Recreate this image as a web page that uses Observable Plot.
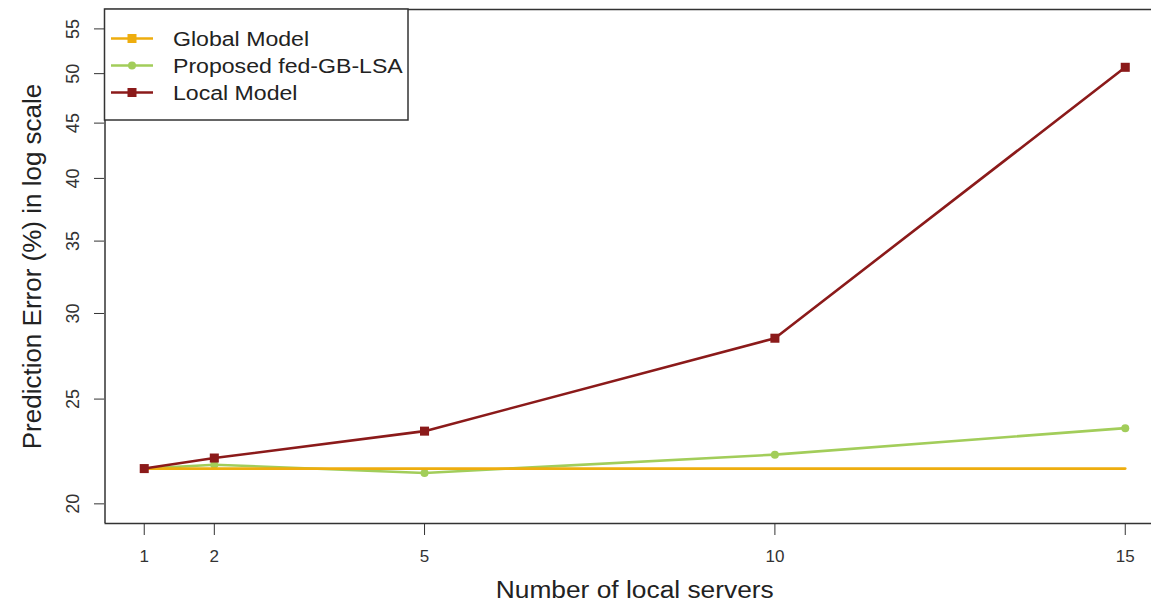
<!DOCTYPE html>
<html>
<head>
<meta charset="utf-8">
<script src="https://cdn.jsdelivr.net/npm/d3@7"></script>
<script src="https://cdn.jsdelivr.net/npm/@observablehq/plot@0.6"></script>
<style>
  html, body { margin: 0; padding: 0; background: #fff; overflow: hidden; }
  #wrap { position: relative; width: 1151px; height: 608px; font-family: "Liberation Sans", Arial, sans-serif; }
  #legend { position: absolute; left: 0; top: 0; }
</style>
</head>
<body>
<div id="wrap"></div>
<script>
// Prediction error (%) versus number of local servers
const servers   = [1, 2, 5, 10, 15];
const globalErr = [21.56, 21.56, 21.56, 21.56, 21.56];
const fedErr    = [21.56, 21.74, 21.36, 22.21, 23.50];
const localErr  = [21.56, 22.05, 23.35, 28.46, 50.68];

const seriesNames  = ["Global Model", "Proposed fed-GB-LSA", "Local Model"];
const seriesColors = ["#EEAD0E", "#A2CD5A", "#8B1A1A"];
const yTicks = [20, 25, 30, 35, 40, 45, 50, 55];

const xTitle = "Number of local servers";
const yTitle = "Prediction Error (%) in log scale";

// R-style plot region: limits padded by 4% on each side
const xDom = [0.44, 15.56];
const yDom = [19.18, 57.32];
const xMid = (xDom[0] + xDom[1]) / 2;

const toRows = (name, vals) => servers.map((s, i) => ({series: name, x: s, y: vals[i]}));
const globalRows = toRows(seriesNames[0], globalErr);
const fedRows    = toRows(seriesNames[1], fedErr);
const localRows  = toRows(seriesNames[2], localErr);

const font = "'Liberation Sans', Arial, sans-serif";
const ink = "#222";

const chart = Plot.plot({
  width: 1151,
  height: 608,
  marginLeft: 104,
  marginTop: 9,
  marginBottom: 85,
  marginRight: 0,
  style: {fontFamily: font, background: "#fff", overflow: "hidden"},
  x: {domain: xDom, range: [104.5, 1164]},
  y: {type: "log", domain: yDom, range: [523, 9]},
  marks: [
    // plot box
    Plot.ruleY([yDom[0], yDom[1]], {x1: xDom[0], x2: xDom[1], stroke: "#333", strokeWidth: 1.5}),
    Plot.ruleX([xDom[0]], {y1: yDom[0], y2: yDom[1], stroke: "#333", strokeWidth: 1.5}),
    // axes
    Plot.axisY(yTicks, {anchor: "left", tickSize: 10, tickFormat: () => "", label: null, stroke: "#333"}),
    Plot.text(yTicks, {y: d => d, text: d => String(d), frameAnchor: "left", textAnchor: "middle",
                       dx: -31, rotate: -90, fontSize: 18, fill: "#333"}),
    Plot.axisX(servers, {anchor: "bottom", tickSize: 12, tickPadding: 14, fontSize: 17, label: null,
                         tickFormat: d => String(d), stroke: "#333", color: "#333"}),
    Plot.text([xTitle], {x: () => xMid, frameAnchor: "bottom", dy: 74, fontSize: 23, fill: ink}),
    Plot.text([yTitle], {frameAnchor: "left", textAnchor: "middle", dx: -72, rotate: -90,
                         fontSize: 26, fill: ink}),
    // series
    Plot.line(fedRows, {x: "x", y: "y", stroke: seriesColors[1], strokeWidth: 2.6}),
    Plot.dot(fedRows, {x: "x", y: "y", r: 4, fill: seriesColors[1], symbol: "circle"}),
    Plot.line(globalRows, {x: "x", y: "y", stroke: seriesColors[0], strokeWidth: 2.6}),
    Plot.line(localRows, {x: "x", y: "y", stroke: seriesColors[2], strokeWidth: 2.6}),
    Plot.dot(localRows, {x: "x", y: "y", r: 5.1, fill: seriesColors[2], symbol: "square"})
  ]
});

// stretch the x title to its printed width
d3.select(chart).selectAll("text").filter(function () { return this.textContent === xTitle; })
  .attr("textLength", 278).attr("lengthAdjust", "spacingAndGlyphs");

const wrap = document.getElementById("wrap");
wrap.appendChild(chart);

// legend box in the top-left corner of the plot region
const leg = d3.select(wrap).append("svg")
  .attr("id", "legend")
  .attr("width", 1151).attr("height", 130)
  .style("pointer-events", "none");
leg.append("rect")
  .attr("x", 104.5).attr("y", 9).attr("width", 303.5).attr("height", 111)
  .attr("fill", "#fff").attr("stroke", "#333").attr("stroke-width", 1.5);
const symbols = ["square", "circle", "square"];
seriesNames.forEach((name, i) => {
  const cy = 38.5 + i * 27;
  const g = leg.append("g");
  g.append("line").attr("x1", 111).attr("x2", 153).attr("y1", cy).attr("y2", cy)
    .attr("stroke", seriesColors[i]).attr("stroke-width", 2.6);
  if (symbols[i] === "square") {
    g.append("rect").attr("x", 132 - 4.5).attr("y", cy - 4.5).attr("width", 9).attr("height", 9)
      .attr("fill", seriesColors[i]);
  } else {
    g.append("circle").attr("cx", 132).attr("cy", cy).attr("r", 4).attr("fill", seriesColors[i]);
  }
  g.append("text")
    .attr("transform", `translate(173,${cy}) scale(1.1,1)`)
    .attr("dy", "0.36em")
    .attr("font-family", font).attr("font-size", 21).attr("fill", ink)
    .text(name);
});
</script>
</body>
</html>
··········
Task to complete: Copy every line of the data exactly as written, excluding the pictures.

Reply:
Recreate this image as a web page that uses Observable Plot.
<!DOCTYPE html>
<html>
<head>
<meta charset="utf-8">
<script src="https://cdn.jsdelivr.net/npm/d3@7"></script>
<script src="https://cdn.jsdelivr.net/npm/@observablehq/plot@0.6"></script>
<style>
  html, body { margin: 0; padding: 0; background: #fff; overflow: hidden; }
  #wrap { position: relative; width: 1151px; height: 608px; font-family: "Liberation Sans", Arial, sans-serif; }
  #legend { position: absolute; left: 0; top: 0; }
</style>
</head>
<body>
<div id="wrap"></div>
<script>
// Prediction error (%) versus number of local servers
const servers   = [1, 2, 5, 10, 15];
const globalErr = [21.56, 21.56, 21.56, 21.56, 21.56];
const fedErr    = [21.56, 21.74, 21.36, 22.21, 23.50];
const localErr  = [21.56, 22.05, 23.35, 28.46, 50.68];

const seriesNames  = ["Global Model", "Proposed fed-GB-LSA", "Local Model"];
const seriesColors = ["#EEAD0E", "#A2CD5A", "#8B1A1A"];
const yTicks = [20, 25, 30, 35, 40, 45, 50, 55];

const xTitle = "Number of local servers";
const yTitle = "Prediction Error (%) in log scale";

// R-style plot region: limits padded by 4% on each side
const xDom = [0.44, 15.56];
const yDom = [19.18, 57.32];
const xMid = (xDom[0] + xDom[1]) / 2;

const toRows = (name, vals) => servers.map((s, i) => ({series: name, x: s, y: vals[i]}));
const globalRows = toRows(seriesNames[0], globalErr);
const fedRows    = toRows(seriesNames[1], fedErr);
const localRows  = toRows(seriesNames[2], localErr);

const font = "'Liberation Sans', Arial, sans-serif";
const ink = "#222";

const chart = Plot.plot({
  width: 1151,
  height: 608,
  marginLeft: 104,
  marginTop: 9,
  marginBottom: 85,
  marginRight: 0,
  style: {fontFamily: font, background: "#fff", overflow: "hidden"},
  x: {domain: xDom, range: [104.5, 1164]},
  y: {type: "log", domain: yDom, range: [523, 9]},
  marks: [
    // plot box
    Plot.ruleY([yDom[0], yDom[1]], {x1: xDom[0], x2: xDom[1], stroke: "#333", strokeWidth: 1.5}),
    Plot.ruleX([xDom[0]], {y1: yDom[0], y2: yDom[1], stroke: "#333", strokeWidth: 1.5}),
    // axes
    Plot.axisY(yTicks, {anchor: "left", tickSize: 10, tickFormat: () => "", label: null, stroke: "#333"}),
    Plot.text(yTicks, {y: d => d, text: d => String(d), frameAnchor: "left", textAnchor: "middle",
                       dx: -31, rotate: -90, fontSize: 18, fill: "#333"}),
    Plot.axisX(servers, {anchor: "bottom", tickSize: 12, tickPadding: 14, fontSize: 17, label: null,
                         tickFormat: d => String(d), stroke: "#333", color: "#333"}),
    Plot.text([xTitle], {x: () => xMid, frameAnchor: "bottom", dy: 74, fontSize: 23, fill: ink}),
    Plot.text([yTitle], {frameAnchor: "left", textAnchor: "middle", dx: -72, rotate: -90,
                         fontSize: 26, fill: ink}),
    // series
    Plot.line(fedRows, {x: "x", y: "y", stroke: seriesColors[1], strokeWidth: 2.6}),
    Plot.dot(fedRows, {x: "x", y: "y", r: 4, fill: seriesColors[1], symbol: "circle"}),
    Plot.line(globalRows, {x: "x", y: "y", stroke: seriesColors[0], strokeWidth: 2.6}),
    Plot.line(localRows, {x: "x", y: "y", stroke: seriesColors[2], strokeWidth: 2.6}),
    Plot.dot(localRows, {x: "x", y: "y", r: 5.1, fill: seriesColors[2], symbol: "square"})
  ]
});

// stretch the x title to its printed width
d3.select(chart).selectAll("text").filter(function () { return this.textContent === xTitle; })
  .attr("textLength", 278).attr("lengthAdjust", "spacingAndGlyphs");

const wrap = document.getElementById("wrap");
wrap.appendChild(chart);

// legend box in the top-left corner of the plot region
const leg = d3.select(wrap).append("svg")
  .attr("id", "legend")
  .attr("width", 1151).attr("height", 130)
  .style("pointer-events", "none");
leg.append("rect")
  .attr("x", 104.5).attr("y", 9).attr("width", 303.5).attr("height", 111)
  .attr("fill", "#fff").attr("stroke", "#333").attr("stroke-width", 1.5);
const symbols = ["square", "circle", "square"];
seriesNames.forEach((name, i) => {
  const cy = 38.5 + i * 27;
  const g = leg.append("g");
  g.append("line").attr("x1", 111).attr("x2", 153).attr("y1", cy).attr("y2", cy)
    .attr("stroke", seriesColors[i]).attr("stroke-width", 2.6);
  if (symbols[i] === "square") {
    g.append("rect").attr("x", 132 - 4.5).attr("y", cy - 4.5).attr("width", 9).attr("height", 9)
      .attr("fill", seriesColors[i]);
  } else {
    g.append("circle").attr("cx", 132).attr("cy", cy).attr("r", 4).attr("fill", seriesColors[i]);
  }
  g.append("text")
    .attr("transform", `translate(173,${cy}) scale(1.1,1)`)
    .attr("dy", "0.36em")
    .attr("font-family", font).attr("font-size", 21).attr("fill", ink)
    .text(name);
});
</script>
</body>
</html>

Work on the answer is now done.